Tenemos que abrirnos al entendimiento para superar tantas contrariedades y dejarnos transformar por otras fuerzas más libertadoras. Tampoco se puede vivir en el mundo de la apariencia. A la vida hay que darle sentido humano, renovación de pensamiento, para poder discernir la realidad, y que ese entorno real, promocione en verdad una existencia de dignidad para todos.

Hoy no existe esa dignificación como desvelo. Todavía existen multitudes de ciudadanos totalmente excluidos de los beneficios del progreso y relegados a ser personas abandonadas. ¿Habrá injusticia mayor? Prolifera tanta incoherencia entre lo que se dice y lo que se hace, que hemos dado normalidad a la cultura de la exclusión, hasta convertirla en una mentalidad pasivamente aceptada.

No hay mayor mentira que la verdad mal entendida.
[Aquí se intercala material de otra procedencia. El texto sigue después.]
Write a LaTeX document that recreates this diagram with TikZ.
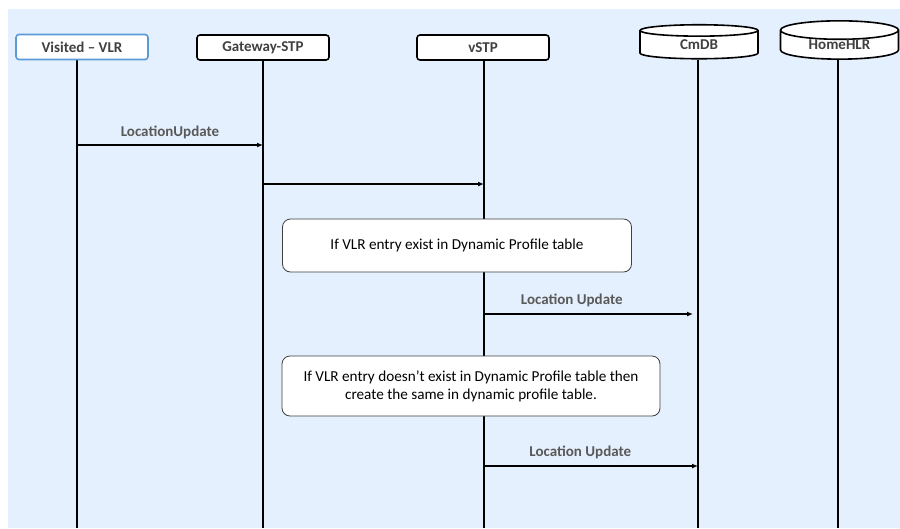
\documentclass[tikz,border=0pt]{standalone}
\usepackage{fontspec}
\setmainfont{Carlito}
\usepackage{tikz}
\usetikzlibrary{arrows.meta,shapes.geometric}
\definecolor{bgblue}{RGB}{228,240,253}
\definecolor{vlrblue}{RGB}{91,155,213}
\definecolor{headgray}{RGB}{64,64,64}
\definecolor{labelgray}{RGB}{89,89,89}
\tikzset{actor/.style={draw, line width=1.6pt, rounded corners=3pt, fill=white,
         minimum width=132pt, minimum height=25pt, inner sep=0pt,
         font=\fontsize{15}{17}\selectfont\bfseries, text=headgray},
         store/.style={cylinder, shape border rotate=90, aspect=0.3, draw,
         line width=1.6pt, fill=white, minimum width=118pt, minimum height=34pt,
         inner sep=0pt, font=\fontsize{15}{17}\selectfont\bfseries, text=headgray},
         life/.style={line width=1.5pt},
         msg/.style={line width=1.2pt, -{Latex[length=6pt,width=5pt]}},
         msglabel/.style={font=\fontsize{15}{17}\selectfont\bfseries, text=labelgray},
         note/.style={draw=black!75, fill=white, rounded corners=8pt, line width=0.8pt,
         font=\fontsize{15.2}{18}\selectfont, align=center}}

\begin{document}
\begin{tikzpicture}[x=1pt, y=-1pt]
      \useasboundingbox (0,0) rectangle (900,528);
      \fill[bgblue] (8,9) rectangle (900,528);
      \coordinate (bot) at (0,528);

      % lifelines
      \coordinate (vlrtop) at (77,59);
      \draw[life] (vlrtop) -- (vlrtop |- bot);
      \draw[life] (263,60) coordinate (gwtop) -- (gwtop |- bot);
      \draw[life] (484,61) coordinate (stptop) -- (stptop |- bot);
      \draw[life] (698,60) coordinate (dbtop) -- (dbtop |- bot);
      \draw[life] (838,60) coordinate (hlrtop) -- (hlrtop |- bot);

      % participants
      \node[actor, draw=vlrblue] (vlr) at (82,47) {Visited -- VLR};
      \node[actor] (gw) at (263,47.5) {Gateway-STP};
      \node[actor] (stp) at (483,47.5) {vSTP};
      \node[store] (db) at (699,45) {CmDB};
      \node[store] (hlr) at (839.5,45) {HomeHLR};

      % notes
      \node[note, minimum width=349pt, minimum height=53pt] (n1) at (457,245.5)
        {If VLR entry exist in Dynamic Profile table};
      \node[note, minimum width=378pt, minimum height=60pt] (n2) at (471,386)
        {If VLR entry doesn’t exist in Dynamic Profile table then\\
         create the same in dynamic profile table.};

      % messages
      \coordinate (m1) at (0,145);
      \coordinate (m2) at (0,184);
      \coordinate (m3) at (0,314);
      \coordinate (m4) at (0,466);
      \draw[msg] (vlrtop |- m1) -- node[msglabel, above=2pt] {LocationUpdate} (gwtop |- m1);
      \draw[msg] (gwtop |- m2) -- (stptop |- m2);
      \draw[msg, shorten >=5pt] (stptop |- m3) -- node[msglabel, above=3pt, pos=0.41] {Location Update} (dbtop |- m3);
      \draw[msg] (stptop |- m4) -- node[msglabel, above=3pt, pos=0.45] {Location Update} (dbtop |- m4);
    \end{tikzpicture}
\end{document}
Por consiguiente, la familia humana debe reaccionar más allá de las diferencias de culturas y opiniones políticas. Nos falta además ese sentido colectivo, de verdadera conciencia social. La misma solidaridad entre generaciones, en demasiadas ocasiones, es verdaderamente nula. Creo que nos falta convicción en la búsqueda y trabajar al unísono por la especie. Cuando las personas sean el elemento central del desarrollo, será cuando comencemos a salir de este caos que nos enferma.

Sufrimos un profundo raquitismo en valores morales, es el efecto de una cultura altiva, poco dialogante, y por ende, nada crítica con las situaciones injustas. Hasta ahora, todo lo que somos es el resultado de los dominadores para desgracia nuestra. Nos han dirigido a su antojo y a su capital de intereses. En consecuencia, ha llegado el momento de los cambios, es la hora de las rupturas. Necesitamos renacer, aunque sea de las cenizas.